Case 2: Using guerrilla marketing tactics to anger customers into taking a closer look.
American Apparel has some ads that looked a tad pedophiliac. Upon first glance, seeing models who looked like minors posed in vulnerable, inviting positions angered me. So I looked more closely at American Apparel: what it sold, who ran it, who its audience was. I don’t shop there, but now I’m familiar with the company. Thus, a marketing seed was successfully planted.
Case 3: Inspiring rebellion in a customer to subtly steer them towards your products.
A massive Whole Foods grocery store is located just down the street from me. It’s tempting to shop there, but I’m usually too cheap to walk in. This frustrates me. So I do walk in on occasion, just because I can (walk in, that is, not afford the half wheel of caved Gruyere). Just to spite the expensive store, I look for products with what I perceive to be fair prices, such as those from the store’s generic line. I usually end up buying something. Win for Whole Foods; victory for my spite.
Case 4: Planting marketing seeds in a customer to empower her.

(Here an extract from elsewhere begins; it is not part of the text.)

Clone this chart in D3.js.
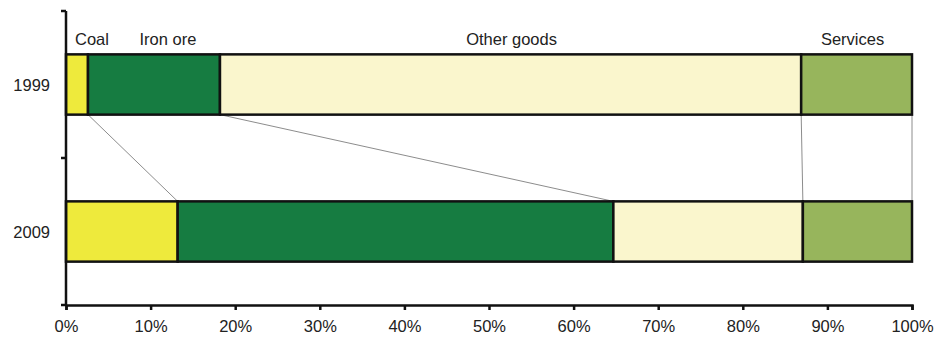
<!DOCTYPE html>
<html><head><meta charset="utf-8">
<script src="https://cdn.jsdelivr.net/npm/d3@7"></script>
<style>
body{margin:0;background:#fff;}
text{font-family:"Liberation Sans",Arial,sans-serif;fill:#222;}
</style></head>
<body><svg id="c" width="935" height="342"></svg>
<script>
const years = ["1999", "2009"];
const categories = ["Coal", "Iron ore", "Other goods", "Services"];
const share1999 = [2.6, 15.6, 68.7, 13.1];
const share2009 = [13.2, 51.5, 22.4, 12.9];
const colors = ["#EEEA3C", "#167C41", "#FAF6CD", "#97B55C"];
const xTicks = [0,10,20,30,40,50,60,70,80,90,100];

const FS = 16.5;
const svg = d3.select("#c");
const x = d3.scaleLinear().domain([0,100]).range([66,912]);
const y = d3.scaleBand().domain(years).range([11,305]).paddingInner(0.59).paddingOuter(0.295);

const data = {"1999": share1999, "2009": share2009};
const stacks = {};
years.forEach(yr => {
  let c = 0;
  stacks[yr] = data[yr].map((v,i) => { const s = {cat: categories[i], x0: c, x1: c+v, i}; c += v; return s; });
});

// connectors
const conn = d3.range(categories.length).map(i => ({a: stacks["1999"][i].x1, b: stacks["2009"][i].x1}));
svg.append("g").selectAll("line").data(conn).join("line")
  .attr("x1", d => x(d.a)).attr("y1", y("1999")+y.bandwidth())
  .attr("x2", d => x(d.b)).attr("y2", y("2009"))
  .attr("stroke", "#7f7f7f").attr("stroke-width", 0.9);

// bars
years.forEach(yr => {
  svg.append("g").selectAll("rect").data(stacks[yr]).join("rect")
    .attr("x", d => x(d.x0)).attr("width", d => x(d.x1)-x(d.x0))
    .attr("y", y(yr)).attr("height", y.bandwidth())
    .attr("fill", d => colors[d.i]).attr("stroke", "#111").attr("stroke-width", 2.5);
});

// category labels above 1999 bar
const nudge = [15, 14, 1, -4];
svg.append("g").selectAll("text").data(stacks["1999"]).join("text")
  .attr("x", d => (x(d.x0)+x(d.x1))/2 + nudge[d.i]).attr("y", y("1999")-9)
  .attr("text-anchor","middle").attr("font-size",FS).text(d => d.cat);

// x axis
const xa = svg.append("g").attr("transform","translate(0,305)")
  .call(d3.axisBottom(x).tickValues(xTicks).tickFormat(d => d+"%").tickSize(5).tickPadding(10));
xa.select(".domain").attr("stroke","#111").attr("stroke-width",2.5);
xa.selectAll(".tick line").attr("stroke","#111").attr("stroke-width",2.5);
xa.selectAll("text").attr("font-size",FS).attr("font-family","Liberation Sans, Arial, sans-serif").attr("fill","#222");

// y axis
svg.append("line").attr("x1",66).attr("x2",66).attr("y1",11).attr("y2",305).attr("stroke","#111").attr("stroke-width",2.5);
const bounds = [11, y("2009") - y.step()*y.paddingInner()/2, 305];
svg.append("g").selectAll("line").data(bounds).join("line")
  .attr("x1",61).attr("x2",66).attr("y1",d=>d).attr("y2",d=>d).attr("stroke","#111").attr("stroke-width",2.5);
svg.append("g").selectAll("text").data(years).join("text")
  .attr("x",50).attr("y",d=>y(d)+y.bandwidth()/2+6).attr("text-anchor","end").attr("font-size",FS).text(d=>d);
</script></body></html>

Let’s say I break up with my significant other. Being a woman, the first thing I want to do, after mourning through the sad part of it, is mark my newfound independence with new products or services, such as a haircut and new shoes. I’m angry, I’m motivated, and I head to a salon I’ve seen before whose ads, to me, inspire girl power. I didn’t pay much attention to the ads when I first saw them, but now that they’re in my memory banks, I patronize the salon. The ads paid off. I’m sure men do a similar thing.
Can you think of any other ways that anger could inspire consumption?